Alice: Would you tell me, please, which way I ought to go from here?
The Cat: That depends a good deal on where you want to get to.
Alice: I don't much care where.
The Cat: Then it doesn't much matter which way you go.
Alice: …so long as I get somewhere.
The Cat: Oh, you're sure to do that, if only you walk long enough.

Friday, September 4, 2009

My daddy's BIIIIIIIGG car!

Over the last 4-5 years since my dad bought what was den advertised as "the big car"... the realization of that tag has hit one many times, and thrice in particular...

the first time, was when he bought it...i don't recall the date or the year even...but yes, we were pretty thrilled about it...i suppose most of us are, about anything new...especially smthn this size...

the second time was, and continues to be, everytime i go about trying to find parking space for this baby...or navigating it through streets narrowed down by cars mindlessly stopped (i refuse to use the term "parked", because one look at that which i describe ought to tell you that term is inappropriate!) on either side...

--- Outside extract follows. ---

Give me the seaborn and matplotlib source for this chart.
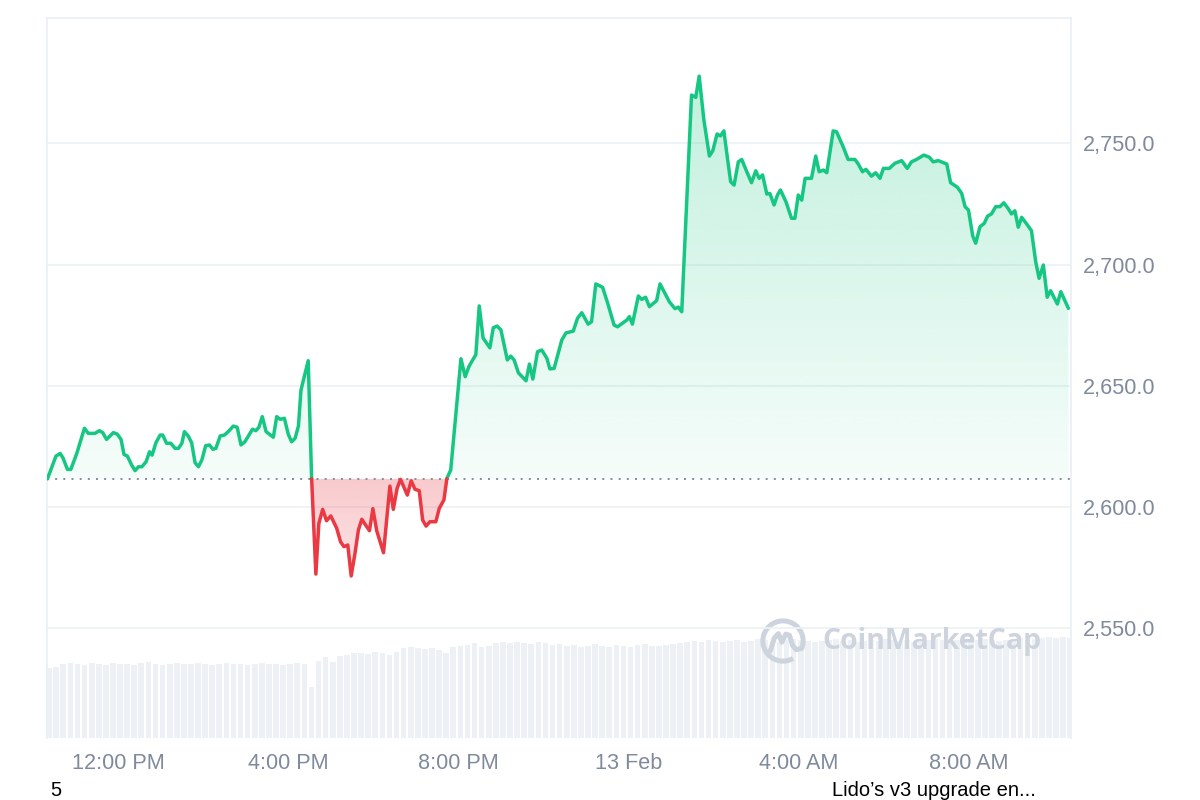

the third time, however, was the BIG realization...heading to a friend's place for dinner on my way back home from work, i had one last traffic signal to cross before i reached my destination...unsurprisingly, by the time i made it to the signal, it'd turned red (murphy!!)...as i stopped there, and took a look around, my realization came on its two wheels and stopped to my left, waiting like so many of us (traffic, the great equalizer!!)...the father was on the driver's seat, with a kid almost squatting between the father and the handle. 2 more kids sat sandwiched between their dad on one side, and the mom at the back with a baby on her lap. i looked at them. intently. one of the kids looked back. i smiled. and she seemed to wonder why, before she looked away. i looked inside my car. sprawling luxury. (yes, no wonder you're smiling - is that what the kid was thinking??) the traffic signal turned green. i paused, saw the scooter ride away, slowly but surely. my fellow car drivers let their impatience show with the shower of honking, and forced me to stash away that *realization*, until i found a quiet little corner to dwell on it. I managed to reach my friend's place, and find parking soon enough. Turned off the radio. Sat for two minutes, wondering. Traffic, in so many ways, the mirror to the world we live in. Turned off the airconditioner. the engine. And as i locked my car, and walked away from it, i looked back at it and thought to myself - My daddy's BIIIIIG car...may just be too big for me.